Last week I got an e-mail through the contact form of my website. Not my new photography site but the tried and trusty JohnMcQuiston.com.
A woman named Michelle asked if I had attended Brookfield Elementary School in Chantilly, Virginia. She wanted to know this because she had attended that school several eons ago with a boy named John McQuiston, whom she remembered for once having won a class contest by correctly naming all of the U.S. Presidents in order. Could I possibly be her former classmate?
Indeed I could, though she didn't remember my elementary school claim to fame quite accurately. Loathe as I am to correct anyone who may have overestimated my intelligence, it was actually the state capitals I correctly recited before an assembly of the whole 4th grade rather than every president.

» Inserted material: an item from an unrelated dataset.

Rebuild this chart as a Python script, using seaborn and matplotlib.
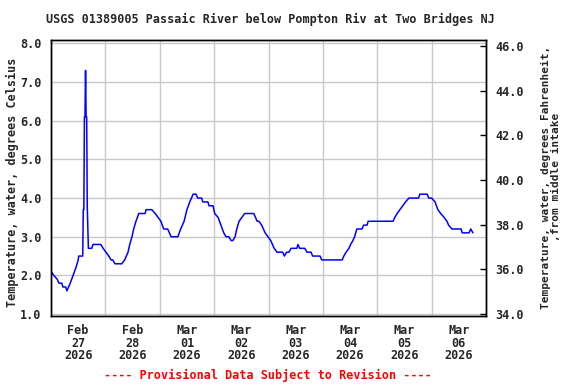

There was a time, maybe in late high school or in college, when I could go through the list of commanders-in-chief in order. In eleventh grade, I think, we had to know all of them from the 20th century, which at the time was still well underway. Now I can probably make it from G. Washington up to about 1845. After that I'm spotty until William McKinley, what with Grover Cleveland coming and going and then coming back again just to confuse things.
Give the girl a break, though, it was more than 30 years ago. And the Michelle that I remembered as the red-haired girl with gold wire-rimmed glasses who carried her burgeoning novel around in a three-ring binder is not a girl any more. She's now a contact-wearing, blond-haired single mother of a 22-year-old college graduate!
How do these one-time contemporaries keep getting older and try to drag me into adulthood with them? I bet someone from my high school graduating class is a grandparent now.
I have had regular contact with only a few people from high school. If Facebook friend requests -- yes, plural -- from people whose names I have absolutely have no recognition of is any indication, there were many with whom I had no contact while still in high school.
Contacts with elementary school classmates have been entirely absent since I left Brookfield in 1978 until Michelle's note last week.
I told her that I have stopped in Chantilly twice this decade while visiting, or returning from visits with, my brother Jim in Alexandria. One of them I detailed on a page on a former version of my website that included a section called "John's Journal." That was before blogs. Anyway, here is the link to that entry in case you're curious.
The other time, Jim went with me as we discovered that the then-occupants of our one-time home at 13603 Pennsboro Drive did not speak English. The pool five houses down the street was still there. I explained to the kid at the check-in window that I had learned to swim there almost 30 years ago, choking on the words as I realized that it had been that long, and he let me inside to take photographs. The high dive from which my youngest brother once fell was gone, replaced by a giant slide -- much closer to the ground and, I'm sure, more liability friendly.
Thirty years ago accidents still happened occasionally. It was not always cause for a lawsuit. There wasn't always someone else to blame for one's misfortune.
I still remember the times of the four 25-yard butterfly races I swam my first year on the team, and precise details of a couple of them, which I'll spare you, as I did Michelle.
It is interesting how the mind and memory work. Some things I remember clear as crystal. Like those races when I was 9-years-old. And Mrs. Blevins reading the state names for me to answer with their capital cities. When she read Rhode Island, I spaced. Couldn't think of it. She said, "we'll come back to it." After Wyoming, she said Rhode Island again. "Providence," I shot back. And I had done it.
Don't worry; not many other people my age were impressed, either. But at least one of them remembered it. Sort of.